Secondo Chris Aalberts, studioso della comunicazione politica e autore del libro "Dietro il Pvv", realizzato intervistandone i sostenitori, ci sono tre ragioni alla base del successo di Wilders: «Innanzi tutto - spiega - il modo in cui la politica olandese funziona e la gente la percepisce: poco trasparente sulle decisioni e difficile da influenzare, mentre il Pvv promette impegni chiari. In secondo luogo la questione "norme e valori", un argomento molto forte soprattutto nel Sud: la sensazione diffusa che ci siano troppa criminalità, troppe frodi, disonestà e indecenza, che non si collabori più per risolvere i problemi di un quartiere. L'Olanda - in definitiva - non è più quella di una volta. Erano i temi forti dei cristiano-democratici, fatti propri dal Pvv. Infine - ed è forse il punto più importante - la questione stranieri, tutti i problemi di criminalità o integrazione collegati a chi viene da fuori».
Quanto alla campagna contro l'Europa, si è nutrita secondo Aalberts di «vent'anni in cui i politici olandesi hanno addossato a Bruxelles la responsabilità di determinate decisioni o normative». E si salda ora con le tradizionali invettive contro le ondate migratorie.
Le motivazioni del voto, soprattutto la questione stranieri, spiegano perché sia più facile disegnare la mappa dei sostenitori che tracciare un identikit dell'elettore tipo. I serbatoi del Pvv sono grandi città come Rotterdam o L'Aja, dove si riscontrano i maggiori problemi sociali, oppure alcuni quartieri di Amsterdam. Il partito è poi forte a Sud, soprattutto nei comuni di confine che i ceti culturalmente più elevati tendono a scartare.
Le autorità municipali di Maastricht rifiutano però la patente di città euroscettica. «Qui non è un sentimento così diffuso», spiega Jean Bruijnzeels, account manager del Dipartimento affari economici e cultura della Città di Maastricht, che cura tra l'altro i rapporti con le istituzioni internazionali. «È piuttosto un atteggiamento della regione, legato a problemi sociali o politici, come la scomparsa dei grandi partiti. O alla loro incapacità di far arrivare all'uomo della strada informazioni concrete sul perché l'Europa gli conviene. In una zona di confine come questa, per esempio, prima dell'euro servivano tre monete diverse nella stessa regione». La città peraltro - nota ancora Bruijnzeels - dal Trattato e dall'integrazione ha ricevuto un impulso positivo in termini di turismo, internazionalizzazione, crescita dell'università, sesta nel ranking mondiale degli atenei con meno di cinquant'anni.

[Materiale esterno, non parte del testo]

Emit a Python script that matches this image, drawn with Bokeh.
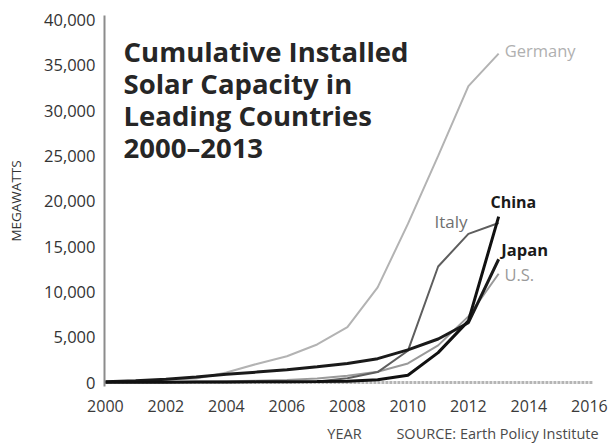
from bokeh.plotting import figure
from bokeh.models import Range1d, FixedTicker, NumeralTickFormatter, Label, LinearAxis
from bokeh.embed import file_html
from bokeh.resources import INLINE

# ---- data (MW) ----
years = [2000, 2001, 2002, 2003, 2004, 2005, 2006, 2007, 2008, 2009, 2010, 2011, 2012, 2013]
germany = [100, 180, 300, 430, 1100, 2050, 2900, 4200, 6100, 10500, 17500, 25000, 32700, 36300]
italy = [20, 20, 20, 30, 40, 50, 60, 120, 460, 1150, 3500, 12800, 16400, 17600]
china = [20, 30, 40, 50, 60, 70, 80, 100, 140, 300, 800, 3300, 6800, 18300]
japan = [80, 180, 350, 620, 900, 1150, 1420, 1750, 2100, 2630, 3600, 4800, 6600, 13600]
us = [20, 30, 50, 100, 150, 190, 290, 430, 740, 1190, 2100, 4100, 7300, 12000]

x_ticks = [2000, 2002, 2004, 2006, 2008, 2010, 2012, 2014, 2016]
y_ticks = [0, 5000, 10000, 15000, 20000, 25000, 30000, 35000, 40000]

title_lines = ["Cumulative Installed", "Solar Capacity in", "Leading Countries", "2000\u20132013"]
source_text = "SOURCE: Earth Policy Institute"

FONT = "Open Sans"

p = figure(width=608, height=445, output_backend="svg", toolbar_location=None,
           x_range=Range1d(1999.97, 2016.4), y_range=Range1d(-441, 40500),
           min_border_left=104, min_border_right=7, min_border_top=15, min_border_bottom=59)
p.outline_line_color = None
p.xgrid.visible = False
p.ygrid.visible = False
p.background_fill_color = "white"
p.border_fill_color = "white"

# y axis
p.yaxis.ticker = FixedTicker(ticks=y_ticks)
p.yaxis.formatter = NumeralTickFormatter(format="0,0")
p.yaxis.axis_line_color = "#8c8c8c"
p.yaxis.axis_line_width = 2
p.yaxis.major_tick_line_color = None
p.yaxis.minor_tick_line_color = None
p.yaxis.major_tick_out = 0
p.yaxis.major_tick_in = 0
p.yaxis.major_label_standoff = 9
p.yaxis.major_label_text_font = FONT
p.yaxis.major_label_text_font_size = "16.5px"
p.yaxis.major_label_text_color = "#333333"
p.yaxis.axis_label = "MEGAWATTS"
p.yaxis.axis_label_text_font = FONT
p.yaxis.axis_label_text_font_size = "13.5px"
p.yaxis.axis_label_text_font_style = "normal"
p.yaxis.axis_label_text_color = "#333333"
p.yaxis.axis_label_standoff = 16

# x axis
p.xaxis.ticker = FixedTicker(ticks=x_ticks)
p.xaxis.axis_line_color = None
p.xaxis.major_tick_line_color = None
p.xaxis.minor_tick_line_color = None
p.xaxis.major_tick_out = 0
p.xaxis.major_tick_in = 0
p.xaxis.major_label_standoff = 13
p.xaxis.major_label_text_font = FONT
p.xaxis.major_label_text_font_size = "16px"
p.xaxis.major_label_text_color = "#3a3a3a"

# second row below the axis: "YEAR" and the source note
p.extra_x_ranges = {"px": Range1d(0, 497)}
ax2 = LinearAxis(x_range_name="px", ticker=FixedTicker(ticks=[240, 393]),
                 major_label_overrides={240: "YEAR", 393: source_text},
                 axis_line_color=None, major_tick_line_color=None, minor_tick_line_color=None,
                 major_tick_out=0, major_tick_in=0, major_label_standoff=9,
                 major_label_text_font=FONT, major_label_text_font_size="14.5px",
                 major_label_text_color="#4a4a4a")
p.add_layout(ax2, "below")

# zero baseline
p.line([x_ticks[0], x_ticks[-1] + 0.1], [0, 0], line_color="#b5b5b5", line_width=3, line_dash="3 1")

# series
p.line(years, germany, line_color="#b3b3b3", line_width=2)
p.line(years, us, line_color="#9a9a9a", line_width=2)
p.line(years, italy, line_color="#5e5e5e", line_width=2)
p.line(years, japan, line_color="#1a1a1a", line_width=3)
p.line(years, china, line_color="#111111", line_width=3)

# title block
for i, t in enumerate(title_lines):
    p.add_layout(Label(x=2000.6, y=36570 - i * 3560, text=t, text_font=FONT,
                       text_font_style="bold", text_font_size="27.5px", text_color="#262626",
                       text_baseline="alphabetic"))

# series labels
p.add_layout(Label(x=2013.2, y=36680, text="Germany", text_font=FONT, text_font_size="16.5px",
                   text_color="#b0b0b0", text_baseline="alphabetic"))
p.add_layout(Label(x=2010.88, y=17780, text="Italy", text_font=FONT, text_font_size="17px",
                   text_color="#707070", text_baseline="alphabetic"))
p.add_layout(Label(x=2012.73, y=19870, text="China", text_font=FONT, text_font_size="16px",
                   text_font_style="bold", text_color="#1a1a1a", text_baseline="alphabetic"))
p.add_layout(Label(x=2013.09, y=14700, text="Japan", text_font=FONT, text_font_size="16.5px",
                   text_font_style="bold", text_color="#1a1a1a", text_baseline="alphabetic"))
p.add_layout(Label(x=2013.19, y=11930, text="U.S.", text_font=FONT, text_font_size="16.5px",
                   text_color="#9a9a9a", text_baseline="alphabetic"))

open("out.html", "w").write(file_html(p, INLINE))
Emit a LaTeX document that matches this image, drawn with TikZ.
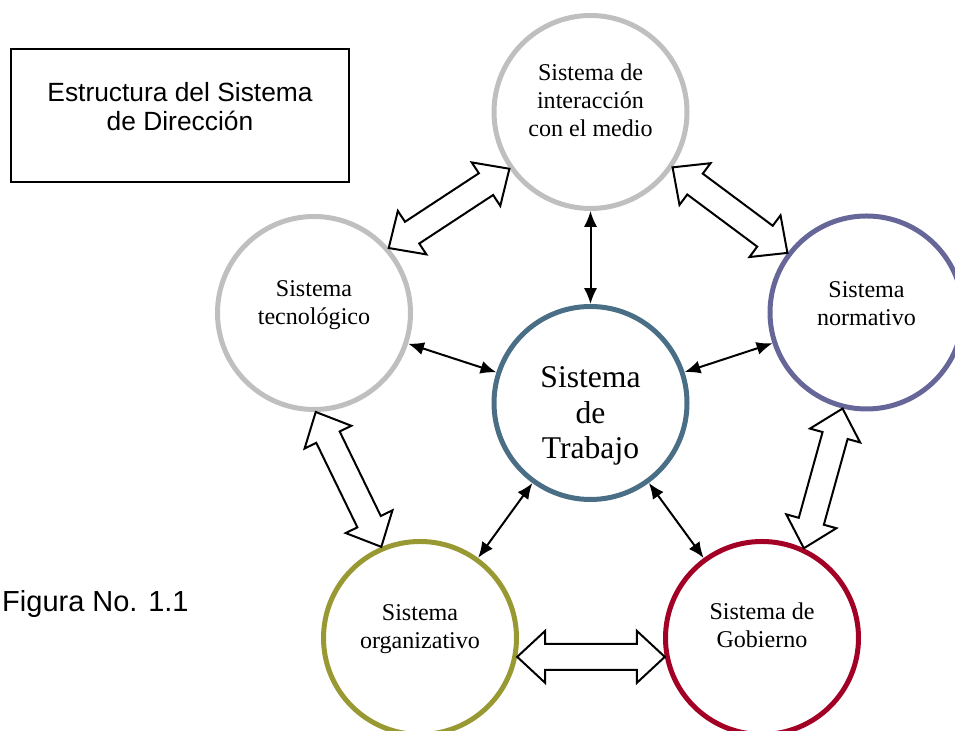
\documentclass[tikz,border=0pt]{standalone}
\usepackage{fontspec}
\setmainfont{Liberation Serif}
\newfontfamily\arialfont{Liberation Sans}
\usetikzlibrary{arrows.meta,calc}
\definecolor{grisanillo}{RGB}{191,191,191}
\definecolor{azulnorma}{RGB}{102,102,153}
\definecolor{azultrabajo}{RGB}{74,110,133}
\definecolor{oliva}{RGB}{153,153,51}
\definecolor{granate}{RGB}{163,0,38}
\newcommand{\flechadoble}[2]{%
  \draw[bloque] (#1)
    -- ($(#1)!0.56cm!(#2)!0.52cm!90:(#2)$)
    -- ($(#1)!0.56cm!(#2)!0.26cm!90:(#2)$)
    -- ($(#2)!0.56cm!(#1)!0.26cm!90:(#2)$)
    -- ($(#2)!0.56cm!(#1)!0.52cm!90:(#2)$)
    -- (#2)
    -- ($(#2)!0.56cm!(#1)!0.52cm!-90:(#2)$)
    -- ($(#2)!0.56cm!(#1)!0.26cm!-90:(#2)$)
    -- ($(#1)!0.56cm!(#2)!0.26cm!-90:(#2)$)
    -- ($(#1)!0.56cm!(#2)!0.52cm!-90:(#2)$)
    -- cycle;}
\begin{document}
\begin{tikzpicture}[
    sistema/.style={circle, draw=#1, line width=0.1cm, minimum size=3.86cm, inner sep=0pt},
    letra/.style={font=\fontsize{13.7}{15.9}\selectfont, align=center},
    flecha/.style={line width=0.04cm, {Latex[length=9pt,width=7.5pt]}-{Latex[length=9pt,width=7.5pt]}},
    bloque/.style={line width=0.04cm, fill=white, draw=black}]
    \clip (0,0) rectangle (19.1,14.62);
    \node[draw, line width=0.035cm, minimum width=6.76cm, minimum height=2.66cm,
      label={[font=\arialfont\fontsize{15}{16.4}\selectfont, align=center, yshift=0.18cm]center:{Estructura del Sistema\\de Dirección}}] (titulo) at (3.6,12.31) {};
    \node[font=\arialfont\fontsize{16.5}{18}\selectfont, anchor=east, inner sep=0pt] (figura) at (3.78,2.54) {Figura No. 1.1};
    \node[sistema=grisanillo, label={[letra, yshift=0.24cm]center:{Sistema de\\interacción\\con el medio}}] (inter) at (11.81,12.38) {};
    \node[sistema=grisanillo, label={[letra, yshift=0.16cm]center:{Sistema\\tecnológico}}] (tec) at (6.28,8.36) {};
    \node[sistema=azulnorma, label={[letra, yshift=0.17cm]center:{Sistema\\normativo}}] (norm) at (17.33,8.37) {};
    \node[sistema=azultrabajo, label={[font=\fontsize{18}{20.4}\selectfont, align=center, yshift=-0.26cm]center:{Sistema\\de\\Trabajo}}] (trab) at (11.81,6.56) {};
    \node[sistema=oliva, label={[letra, yshift=0.17cm]center:{Sistema\\organizativo}}] (org) at (8.4,1.86) {};
    \node[sistema=granate, label={[letra, yshift=0.26cm]center:{Sistema de\\Gobierno}}] (gob) at (15.24,1.86) {};
    \foreach \s in {inter,tec,norm,org,gob}
    {
      \draw[flecha] (\s) -- (trab);
    }
    \foreach \a/\b in {tec.41/inter.215, inter.326/norm.143, tec.271/org.113, norm.256/gob.65, org.349/gob.191}
    {
      \flechadoble{\a}{\b}
    }
\end{tikzpicture}
\end{document}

Sull'euroscetticismo crescente, anche in uno dei Paesi fondatori della Ue, un tempo paladino del rigore di matrice tedesca, pesa naturalmente la crisi economica, che ha fatto perdere all'Olanda la tripla A e ha costretto il governo liberal-laburista a varare dure misure di austerity. «La crisi del 2008 si è fatta sentire - ammette Frank van Buren, presidente dell'Associazione imprenditoriale di Maastricht -. Restiamo però un Paese ricco, anche se i populisti giocano abilmente con le paure dell'uomo medio, che teme di perdere il lavoro». Van Buren si dice un po' preoccupato dell'ascesa dei movimenti euroscettici, ma invita anche a non sopravvalutarli. E liquida con una battuta il rapporto Nexit, lo studio sui benefici per l'Olanda di un'uscita dalla Ue e dall'euro commissionato dal Pvv al think tank Capital Economics: «Quel report non è di nessun valore scientifico, se fosse la tesi di laurea di mio figlio lo prenderei a calci nel sedere».
Cosa bisogna attendersi, dunque, alle elezioni di maggio, per il Pvv e per l'Europa? «Sui numeri è difficile fare previsioni - risponde Patrick Bijsmans, direttore del corso di laurea in Studi europei dell'Università di Maastricht -. C'è un trend che fa prevedere una crescita dei partiti euroscettici, anche se poi bisognerà vedere se riusciranno a creare un gruppo unico al Parlamento europeo (Wilders a novembre si è alleato con il Front National, ndr). Quanto all'Europa, mi aspetto che sopravviverà, anche se vedremo un rallentamento nel processo di integrazione».